Tag Archives: retreat

The Week Away That Never Quite Happens

Every few weeks at this time of year, my thumb betrays me. It hovers over a post of a cabin somewhere on the edge of a loch or moor, all shō sugi ban cladding, light oak, mid-century desks and ‘vintage’ lightbulbs, and presses like. The algorithm now thinks I’m the sort of man who wears wool socks and writes preposterously neatly in propelling pencil beside a woodburner. It’s not entirely wrong.

There’s something magnetic about those images: the design-led minimalism that’s somehow still warm; the promise of solitude that doesn’t look lonely. I imagine a week in one of them — laptop off, phone on airplane, words finally unspooling in peace. I can practically smell the Danish oil.

A lone Scandinavian-looking cabin from 57 Nord contemplates its life choices above a Scottish loch, surrounded by smugly photogenic hills pretending it’s always this sunny.
The luxury of slow living at 57 Nord: 57nord.co.uk .. a cabin I adore, can’t afford and will never book

This time of year encourages such delusions. There’s just enough light in the mornings to feel alive, but enough dusk to make retreat seem reasonable. You could slip away for a week and no one would really notice. The trees are almost bare, the pubs half-empty, and the countryside looks half-finished, as if waiting for someone to turn up with a notebook.

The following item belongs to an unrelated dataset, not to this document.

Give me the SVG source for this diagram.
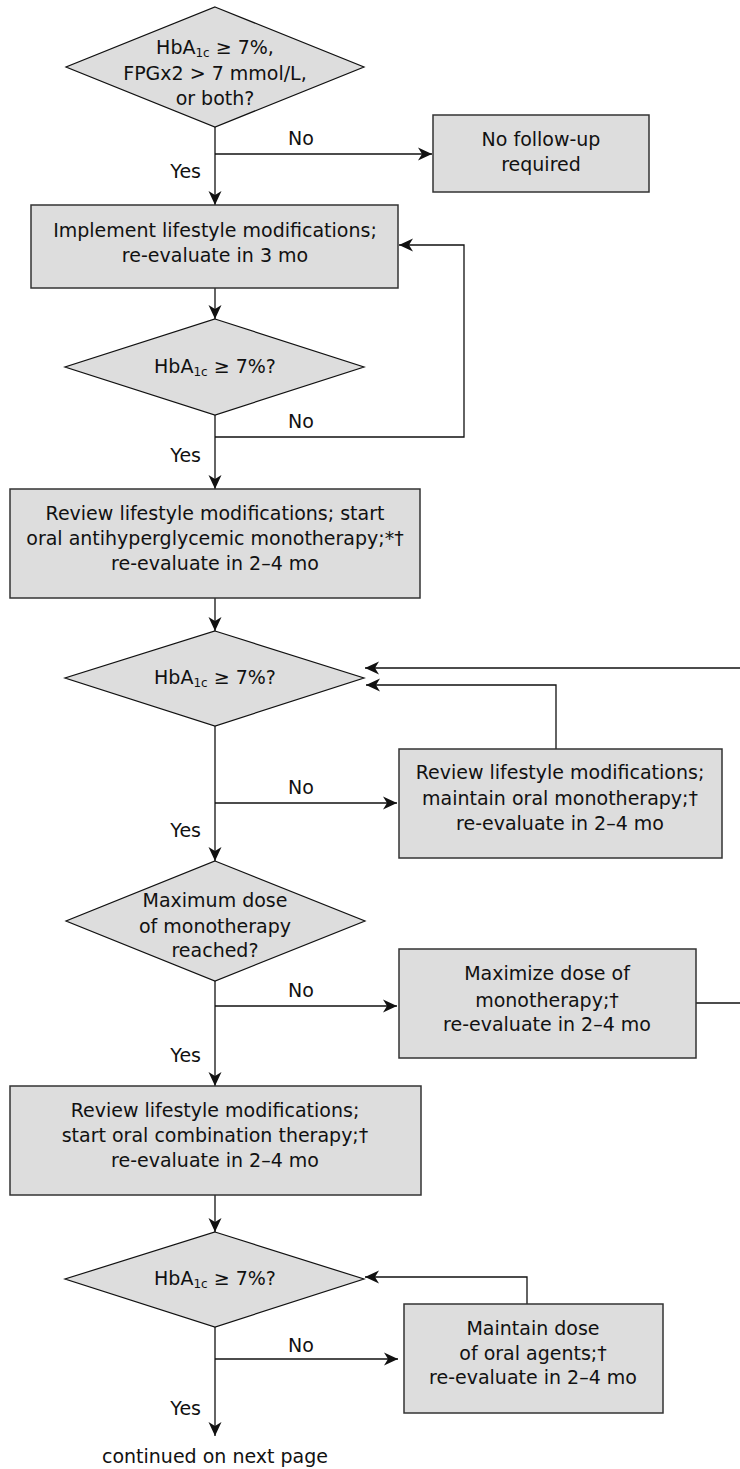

In my head, I’m dictating into my phone while trudging through leaf-sodden lanes or across a windswept upland. Evenings mean simple food, one-pot stews, bread, the sort of red wine you can chew, and perhaps the odd night at a pub, purely for proof of humanity. I’d come back leaner, calmer, possibly holding the first chapter of The Book*.

Except I never go. Yes, a little because of fear or money (and the logistics of family life) but mostly because the fantasy works too well.. The idea of the week away does its job before it begins: it restores a sense of possible order. Just imagining the solitude feels productive, which is as close to it as most of us ever get.

What makes us crave it? Age, maybe – the mid-life suspicion that our attention’s been pawned off to apps and admin. Or perhaps it’s just winter and that soft command to draw inwards, to tidy one’s psyche before spring. Either way, the idea of leaving it all behind has become one more thing to scroll through, admire … and postpone.

I like to think it’s not laziness but calibration by which I mean a quiet audit of what would actually change if I went. Would I write more? Probably not. Would I look less at my phone? For a day, perhaps two. Mostly, I’d just be somewhere else doing the same gentle dance of distraction, albeit with better lighting and a view.

Still, the fantasy has its use. It reminds me there’s another tempo available, one I could, in theory, choose. And maybe that’s enough for now. Some people meditate. I browse cabins I’ll never book. We each find our way back to silence, even if it’s only through the screen.

AI: This piece was refined with AI, for the image prompt, tags, excerpt, and a little sub-editing. The ideas, references, and rhythm are mine and were composed in Surrey, not Scotland.

* this is my first public announcement that I do have a (non fiction) book in mind. It may also be the only time I ever mention it.